Neben der Zement-Hydratation selbst liegt ein weiterer Schwerpunkt der aktuellen Forschung auf den sogenannten „bauchemischen Zusatzmitteln“. Als solche werden spezielle Chemikalien bezeichnet, die dem Beton oder Mörtel zugegeben werden, um ihre Eigenschaften zu verbessern. So bewirken beispielsweise Beschleuniger und Verzögerer, dass die Aushärtung des Zements schneller oder langsamer abläuft. Die Zugabe von Fließmitteln hingegen bewirkt, dass der Beton bei gleicher zugegebener Wassermenge bessere Fließeigenschaften aufweist. Der Einsatz solcher Zusatzmittel ist in der heutigen Bauindustrie vor allem notwendig, um die Eigenschaften des Betons an die jeweiligen Anforderungen anpassen zu können. Die Wirkung der Zusatzmittel basiert meist auf deren Adsorption auf den Zementoberflächen. Die negativ geladenen Zusatzmittel werden hier von den positiv geladenen Zementpartikeln angezogen und an deren Oberfläche gebunden. Dies wiederum hat großen Einfluss auf das oben beschriebene Kristallwachstum – vor allem auf Form und Größe der Kristalle.
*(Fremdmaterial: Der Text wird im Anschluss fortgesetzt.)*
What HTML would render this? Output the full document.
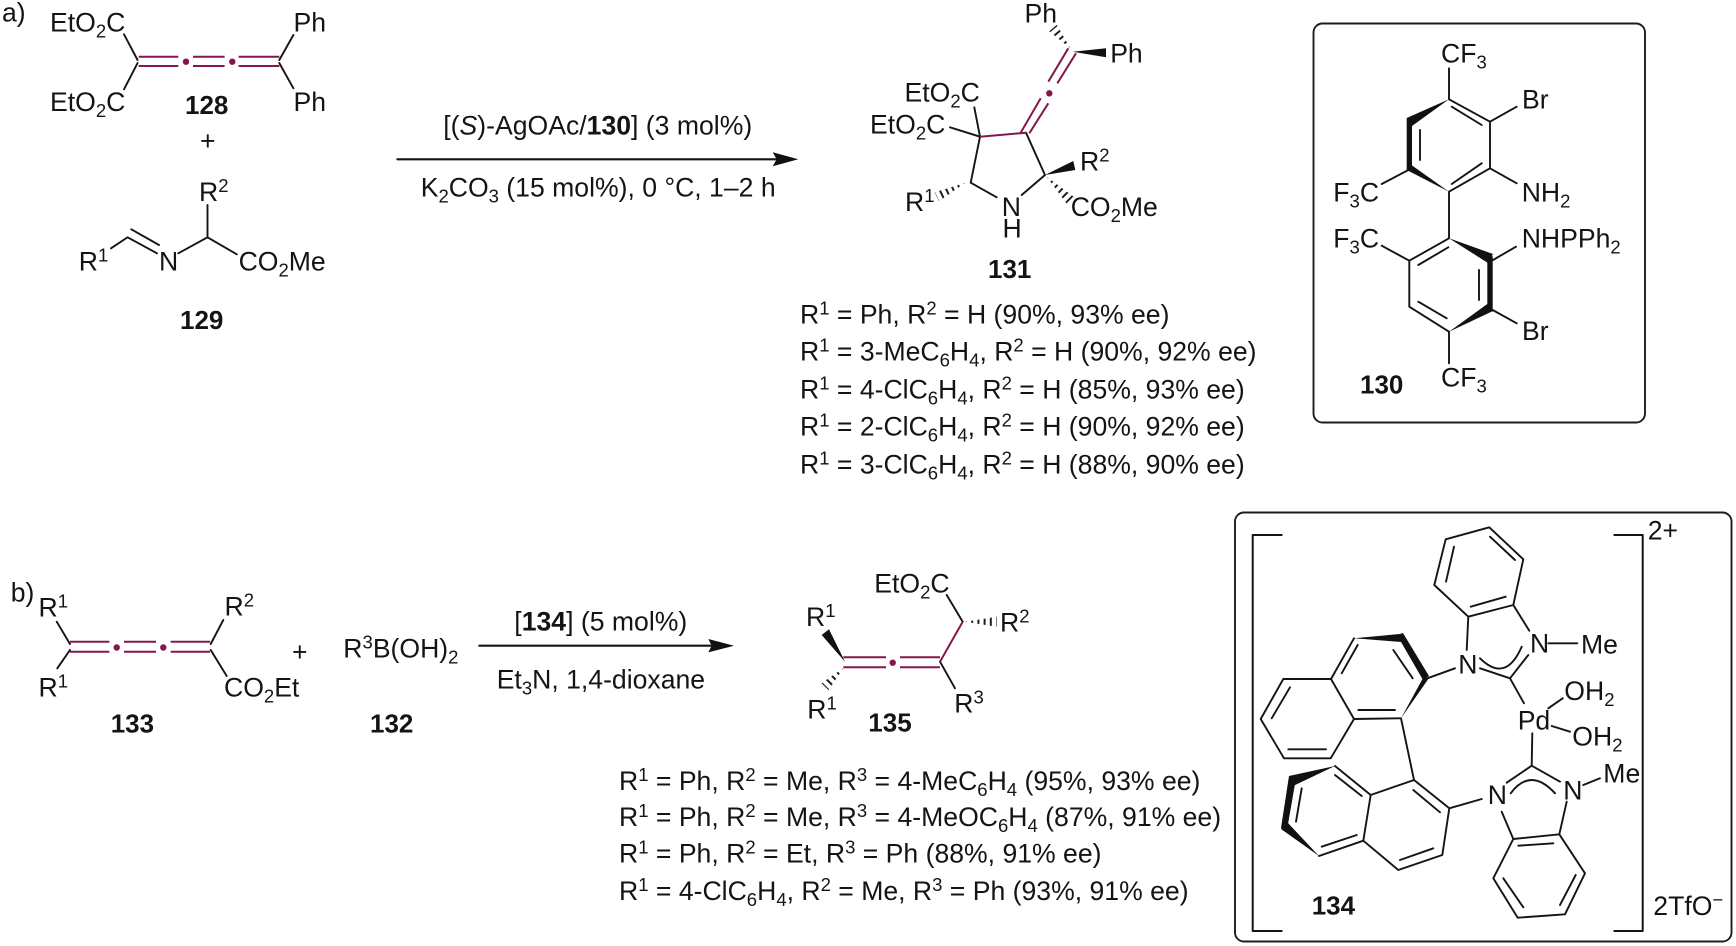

Die Ergebnisse aus den bereits absolvierten 25. und 27. DLR Parabelflug-Kampagnen (Oktober 2014 und September 2015) haben gezeigt, dass Zementhydrate in Schwerelosigkeit meist kleinere Kristalle bilden, das heisst, das Kristallwachstum ist verlangsamt. Auf der anderen Seite ist die Keimbildung erhöht, wodurch mehr Kristalle entstehen. In den meisten Systemen tritt zudem eine gleichmäßigere Kristallgrößenverteilung auf. Auch die Kristallstruktur ändert sich unter 0 g gegenüber 1 g nicht, sodass die Aspektverhältnisse (Verhältnis zwischen Länge und Durchmesser eines Kristalls) vergleichbar sind. Ziel unseres Forschungsprojekts für die 28. DLR Parabelflug-Kampagne ist es erneut, den Einfluss der Mikro-Gravitation auf Größe, Menge und Form (Morphologie) der sich in den ersten 10 Sekunden der Hydratation von Zement bildenden Kristallisationsprodukte unter Zugabe weiterer Zusatzmittel zu untersuchen. Darüber hinaus werden einzelne Zement-Hydrat-Phasen, zum Beispiel sogenannte Calcium-Silikat-Hydrate (C-S-H-Phasen) in Schwerelosigkeit aus Lösung sowie durch Auflösen der reinen Klinkerphase in Gegenwart verschiedener Zusatzmittel kristallisiert. Die C-S-H-Phasen sind verantwortlich für die Festigkeitsentwicklung beim Abbinden von Zement, indem sie ein dichtes Geflecht aus nadeligen Kristallen ausbilden. Dabei spielt die Morphologie der C-S-H-Phasen, welche von verschiedenen Reaktionsparametern abhängig ist, eine große Rolle. In weiteren Experimenten soll das Verhalten der reaktivsten Zementklinkerphase, dem Calcium-Aluminat, untersucht werden. Um die Unterschiede zwischen „0 g“ und „1 g“ quantifizieren zu können, werden sämtliche Versuche aus der Parabelflug-Kampagne unter normalen Schwerkraftbedingungen wiederholt.
Wir erhoffen uns, mit diesen Untersuchungen zu einem besseren Verständnis der frühen Zement-Hydratation und insbesondere der Auskristallisation der ersten Zement-Hydrat-Phasen beizutragen. Diese bestimmen die Verarbeitbarkeit des frischen und die physikalischen und mechanischen Eigenschaften des erhärteten Betons. Die gewonnenen Erkenntnisse können direkt in die Entwicklung neuartiger Zement- oder Baustoffsysteme einfließen. Auch für eine mögliche Bauaktivität auf Mond und Mars lassen die beschriebenen Erkenntnisse bereits jetzt Rückschlüsse hinsichtlich des Abbindeverhaltens und der Festigkeitsentwicklung zementärer Bindemittel unter reduzierter Schwerkraft zu.